Do you send local treats to homesick family and friends?

@machellebelle--Oh the East Coasters are there! It would be so cool if you ran into my friends. I hope you find East Coasters soon, BUT in the meantime eat plenty of bebimbap and kalbi and jjajangmyun and jjamp-pong and dokbokkee for me!!! OH and seafood pancakes! You're in my motherland--eat for me and report back!
Oh, and have you seen some of the crazy Korean/American fastfood hybrids that SE has posted?

From Talk

Do you send local treats to homesick family and friends?

Several years ago we moved to Michigan from Savannah, GA and stayed about 6 years. It was fun realizing the differences in food items that were and weren't available regionally. One time, I ordered a case of pickled peaches since none of the stores up there had even HEARD of such a thing. Whenever we'd return from a trip South, I'd return with coolers of ripe tomatoes and quarts of frozen Brunswick stew and local shrimp. We always brought back green peanuts in season, since "boiled peanuts" were another unheard-of food group (sound familiar, Matt & Ted Lee?), and had friends who regularly shipped stone-ground grits and our favorite BBQ sauces. There's nothing like a taste of home when you're living somewhere else, that's for sure!

From Talk

Do you send local treats to homesick family and friends?

@wookie- no way! That's pretty awesome, Richmond isn't that far from home -- I'm from Williamsburg :o) I've only really met a few East Coasters here, mainly West Coasters, Canadians, Aussies, Brits and Kiwis.
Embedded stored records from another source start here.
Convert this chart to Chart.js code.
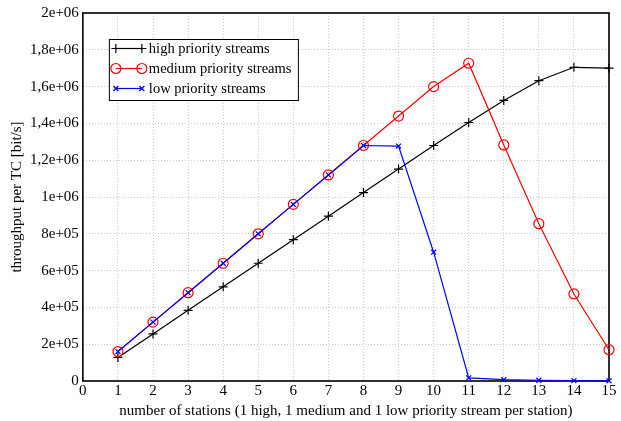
<!DOCTYPE html>
<html>
<head>
<meta charset="utf-8">
<script src="https://cdn.jsdelivr.net/npm/chart.js@4"></script>
<style>
  html, body { margin: 0; padding: 0; background: #fff; }
  #wrap { width: 621px; height: 421px; }
</style>
</head>
<body>
<div id="wrap"><canvas id="tc-chart"></canvas></div>
<script>
const stations = [1, 2, 3, 4, 5, 6, 7, 8, 9, 10, 11, 12, 13, 14, 15];
const highPriority = [128000, 256000, 384000, 512000, 640000, 768000, 896000, 1024000, 1152000, 1280000, 1405000, 1525000, 1632000, 1705000, 1700000];
const mediumPriority = [160000, 320000, 480000, 640000, 800000, 960000, 1120000, 1280000, 1440000, 1600000, 1727000, 1283000, 855000, 473000, 170000];
const lowPriority = [160000, 320000, 480000, 640000, 800000, 960000, 1120000, 1280000, 1277000, 700000, 17000, 7000, 4000, 2000, 1000];

const seriesNames = ["high priority streams", "medium priority streams", "low priority streams"];
const FONT = "'Liberation Serif', 'DejaVu Serif', serif";

function sciLabel(v) {
  if (v === 0) return "0";
  const e = Math.floor(Math.log10(v) + 1e-9);
  let m = +(v / Math.pow(10, e)).toFixed(3);
  const ms = String(m).replace(".", ",");
  return ms + "e+" + String(e).padStart(2, "0");
}

function toPoints(values) {
  return values.map((v, i) => ({ x: stations[i], y: v }));
}

// frame around the plot area + boxed legend in the upper left
const framePlugin = {
  id: "frame",
  beforeDatasetsDraw(chart) {
    const { ctx, chartArea: a } = chart;
    ctx.save();
    ctx.strokeStyle = "#000";
    ctx.lineWidth = 1.6;
    ctx.strokeRect(a.left, a.top, a.right - a.left, a.bottom - a.top);
    ctx.restore();
  },
  afterDatasetsDraw(chart) {
    const { ctx, chartArea: a } = chart;
    const x0 = a.left + 26, y0 = a.top + 26;
    const w = 189, h = 61;
    ctx.save();
    ctx.fillStyle = "#fff";
    ctx.fillRect(x0, y0, w, h);
    ctx.strokeStyle = "#000";
    ctx.lineWidth = 1;
    ctx.strokeRect(x0 + 0.5, y0 + 0.5, w, h);
    ctx.font = "14.5px " + FONT;
    ctx.textBaseline = "middle";
    chart.data.datasets.forEach((ds, i) => {
      const y = y0 + 9.5 + i * 20;
      const lx1 = x0 + 7, lx2 = x0 + 33;
      ctx.strokeStyle = ds.borderColor;
      ctx.lineWidth = 1.2;
      ctx.beginPath();
      ctx.moveTo(lx1, y);
      ctx.lineTo(lx2, y);
      ctx.stroke();
      [lx1, lx2].forEach((px) => {
        ctx.fillStyle = "rgba(0,0,0,0)";
        ctx.strokeStyle = ds.pointBorderColor;
        ctx.lineWidth = ds.pointBorderWidth;
        Chart.helpers.drawPoint(ctx, {
          pointStyle: ds.pointStyle,
          radius: ds.pointRadius,
          rotation: 0,
          borderWidth: ds.pointBorderWidth
        }, px, y);
      });
      ctx.fillStyle = "#000";
      ctx.fillText(ds.label, x0 + 40, y + 1);
    });
    ctx.restore();
  }
};

const ctx = document.getElementById("tc-chart").getContext("2d");

new Chart(ctx, {
  type: "line",
  plugins: [framePlugin],
  data: {
    datasets: [
      {
        label: seriesNames[0],
        data: toPoints(highPriority),
        order: 2,
        borderColor: "#000000",
        pointStyle: "cross",
        pointRadius: 4.5,
        pointBorderWidth: 1.2,
        pointBorderColor: "#000000",
        borderWidth: 1.2,
        fill: false,
        clip: false
      },
      {
        label: seriesNames[1],
        data: toPoints(mediumPriority),
        order: 1,
        borderColor: "#ff0000",
        pointStyle: "circle",
        pointRadius: 5,
        pointBorderWidth: 1.2,
        pointBorderColor: "#ff0000",
        pointBackgroundColor: "rgba(0,0,0,0)",
        borderWidth: 1.2,
        fill: false,
        clip: false
      },
      {
        label: seriesNames[2],
        data: toPoints(lowPriority),
        order: 0,
        borderColor: "#0000ff",
        pointStyle: "crossRot",
        pointRadius: 3.5,
        pointBorderWidth: 1.2,
        pointBorderColor: "#0000ff",
        borderWidth: 1.2,
        fill: false,
        clip: false
      }
    ]
  },
  options: {
    responsive: true,
    maintainAspectRatio: false,
    animation: false,
    layout: {
      padding: { top: 13, right: 12, bottom: 1, left: 4 }
    },
    elements: {
      line: { tension: 0 }
    },
    scales: {
      x: {
        type: "linear",
        min: 0,
        max: 15,
        ticks: {
          stepSize: 1,
          color: "#000",
          font: { family: FONT, size: 15 },
          padding: 1
        },
        grid: {
          color: "#cccccc",
          lineWidth: 1,
          drawTicks: false
        },
        border: { display: false, dash: [1, 2] },
        title: {
          display: true,
          text: "number of stations (1 high, 1 medium and 1 low priority stream per station)",
          color: "#000",
          font: { family: FONT, size: 15 },
          padding: { top: 1, bottom: 0 }
        }
      },
      y: {
        type: "linear",
        min: 0,
        max: 2000000,
        ticks: {
          stepSize: 200000,
          color: "#000",
          font: { family: FONT, size: 15 },
          padding: 4,
          callback: (v) => sciLabel(v)
        },
        grid: {
          color: "#cccccc",
          lineWidth: 1,
          drawTicks: false
        },
        border: { display: false, dash: [1, 2] },
        title: {
          display: true,
          text: "throughput per TC [bit/s]",
          color: "#000",
          font: { family: FONT, size: 15 },
          padding: { top: 4, bottom: 0 }
        }
      }
    },
    plugins: {
      legend: { display: false },
      tooltip: { enabled: false }
    }
  }
});
</script>
</body>
</html>
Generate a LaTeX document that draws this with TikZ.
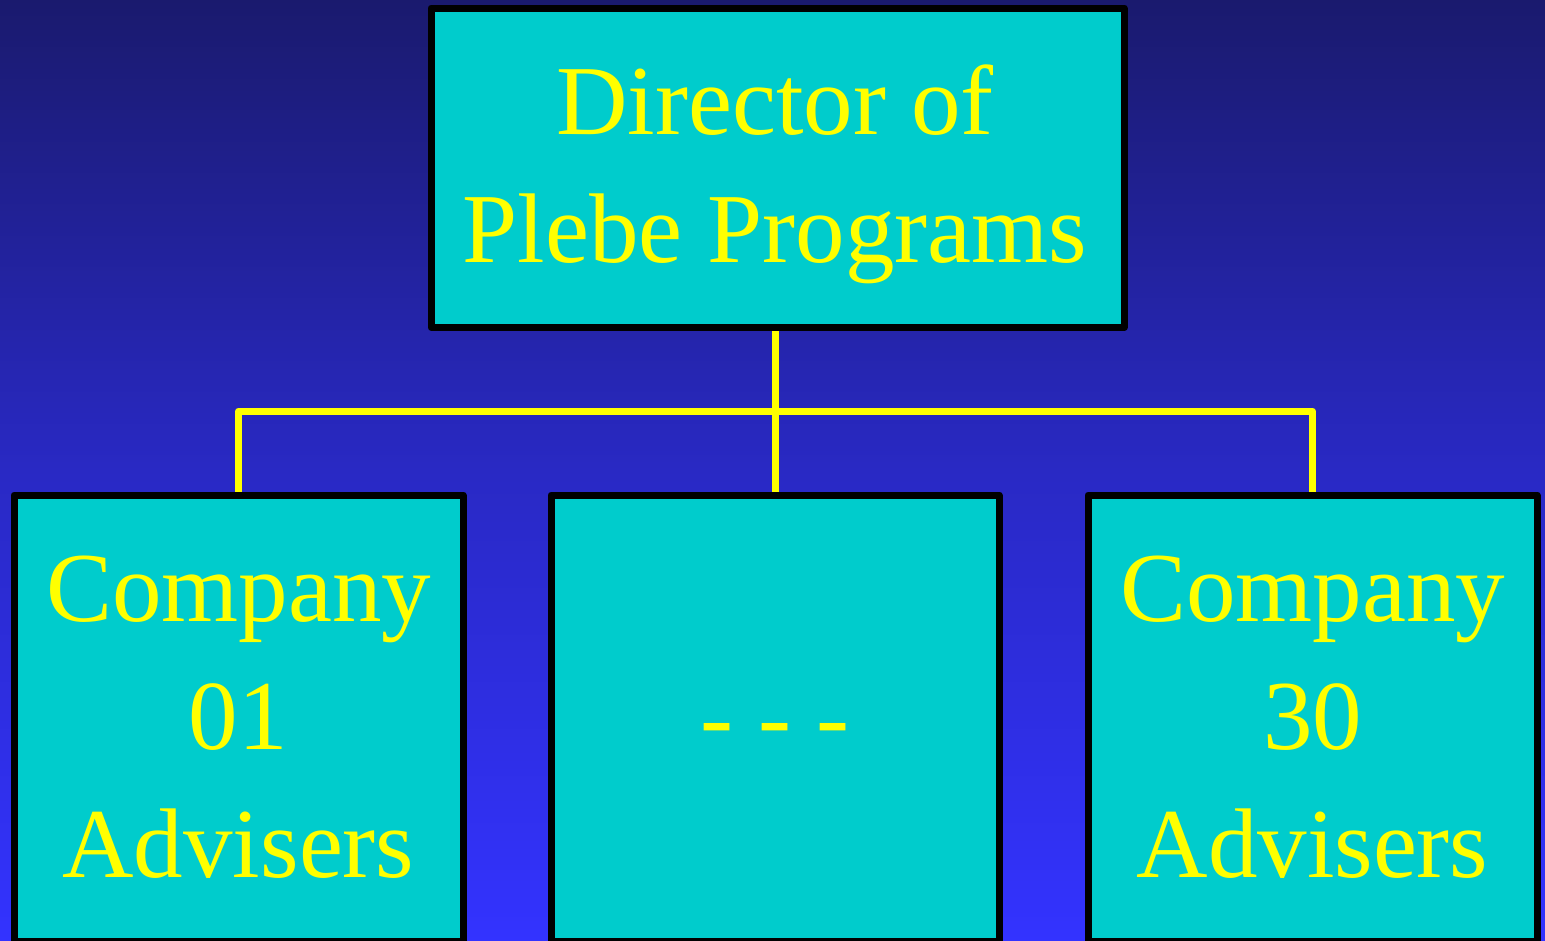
\documentclass[tikz,border=0pt]{standalone}
\usepackage{fontspec}
\setmainfont{Liberation Serif}
\definecolor{bgtop}{HTML}{1A1A6E}
\definecolor{bgmid}{HTML}{2929C4}
\definecolor{bgbot}{HTML}{3333FF}
\definecolor{boxfill}{HTML}{00CCCC}
\definecolor{txt}{HTML}{FFFF00}
\begin{document}
\begin{tikzpicture}[x=1pt,y=-1pt,
  orgbox/.style={draw=black, line width=7pt, fill=boxfill, line join=round, rectangle, inner sep=0pt},
  lbl/.style={text=txt, font=\fontsize{99}{128}\selectfont, align=center, inner sep=0pt, anchor=base},
  link/.style={draw=txt, line width=7pt, line join=round}]
\useasboundingbox (0,0) rectangle (1545,940);
\shade[top color=bgtop, bottom color=bgbot, middle color=bgmid] (0,0) rectangle (1545,940);
% boxes
\node[orgbox, minimum width=693pt, minimum height=319.5pt] (dir) at (777.5,167.75) {};
\node[orgbox, minimum width=449pt, minimum height=446pt] (cl) at (238.5,718) {};
\node[orgbox, minimum width=448pt, minimum height=446pt] (cm) at (775,718) {};
\node[orgbox, minimum width=449pt, minimum height=446pt] (cr) at (1312.5,718) {};
% connectors
\coordinate (bus) at (775,411);
\draw[link] (cm.north |- dir.south) -- (cm.north);
\draw[link] (cl.north) |- (bus) -| (cr.north);
% labels (anchored at the baseline of the last line)
\node[lbl] (tdir) at (775,262) {Director of\\Plebe Programs};
\node[lbl] (tl) at (238.5,877) {Company\\01\\Advisers};
\node[lbl] (tm) at (775,750) {- - -};
\node[lbl] (tr) at (1312.5,877) {Company\\30\\Advisers};
\end{tikzpicture}
\end{document}
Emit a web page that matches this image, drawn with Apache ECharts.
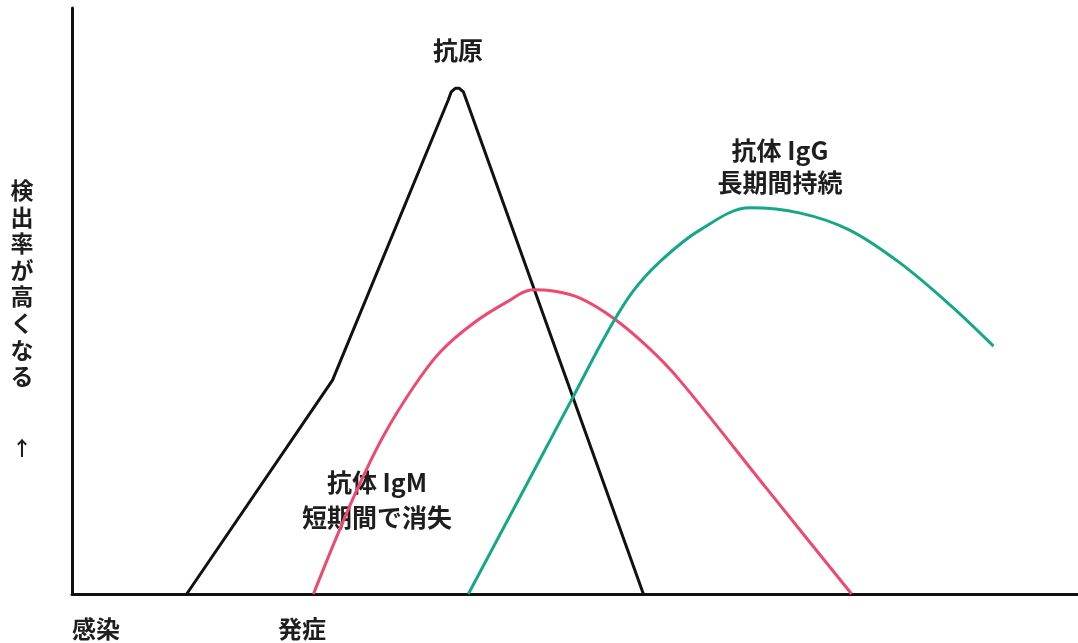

I know there has to be more than just me!

From Talk

Do you send local treats to homesick family and friends?

@wellred: I feel your pain. I moved from MA to Cincinnati so I am the one asking for things like linguica, ah-so sauce, portuguese muffins, Polar Seltzer and Cranberry Lime Soda, fresh seafood etc. And I miss the Harvard/Porter square area something fierce! (I had a rent controlled apartment for 4 years that was a 10 min. walk to Harvard Square)

No one that I know wants anything from Cincinnati, except maybe buckeyes and I can make those.

From Talk

Do you send local treats to homesick family and friends?

@BaHa--OK, I'm gonna order some. Ya'll can guess what my next post will be about.

From Talk

Do you send local treats to homesick family and friends?

@wookie--Yes, they are THAT good. Even the FedEx man swoons when delivering to my parents.